DÉPASSER L’ENJEU SANITAIRE TOUT EN PROCÉDANT À DES
AVANCÉES EN MATIÈRE DE DROIT DU TRAVAIL
La
coupe du monde de 2022 constitue évidemment un enjeu de premier ordre. Non
seulement le travail des ouvriers pour l’événement y sera observé mais leurs
conditions feront aussi l’objet de toutes les attentions à l’échelle
internationale. Dans un pays où 80% de la population est étrangère,
l’établissement de bases d’un droit du travail pourrait chirurgicalement
changer l’organisation du Qatar. Sur la lancée de l’abandon, en 2016, de
la Kafala, Doha annonce des mesures dans le cadre d’une stratégie
de développement : mise en place pour les travailleurs étrangers une limitation
des heures travaillées, l’établissement de contrats de travail alignés sur les
exigences internationales notamment en terme de protection du salarié, le
recours à des assurances, voire, la perspective de goûter à la régularisation,
qu’elle passe par un titre de séjour permanent ou même l’acquisition de la
nationalité.
Ainsi
peut-on penser qu’à la faveur de l’attribution de la Coupe du monde de football
de 2022, le Qatar passerait progressivement d’un système dénué de droit du
travail à une organisation réglant statut et régime de 80% de la population.

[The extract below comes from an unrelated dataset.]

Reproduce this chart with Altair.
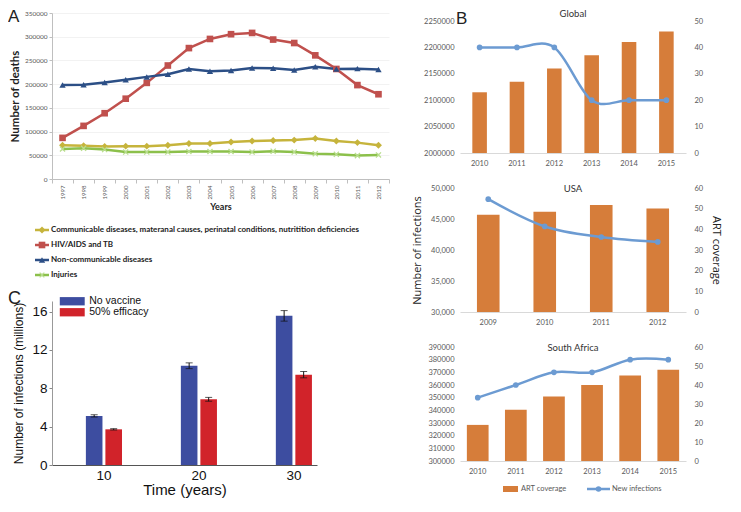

L’étape fondamentale de l’abolition de la kafala en 2016,
procédure spécifique mettant un individu sous la tutelle d’un
"parrain" qatari et qui s’apparente, il faut bien l’avouer, à une
totale sujétion du salarié à son employeur, semble donc avoir été le coup de
départ donné à une salve de nouvelles mesures. Possible autre effet positif de
ces avancées sociales sur le rayonnement régional du Qatar ? Outre la
perspective que les autres pays du Golfe se trouvent peut-être contraints de
devoir s’aligner sur ces mesures, il faut envisager une possible dynamisation
scientifique et financière du Qatar.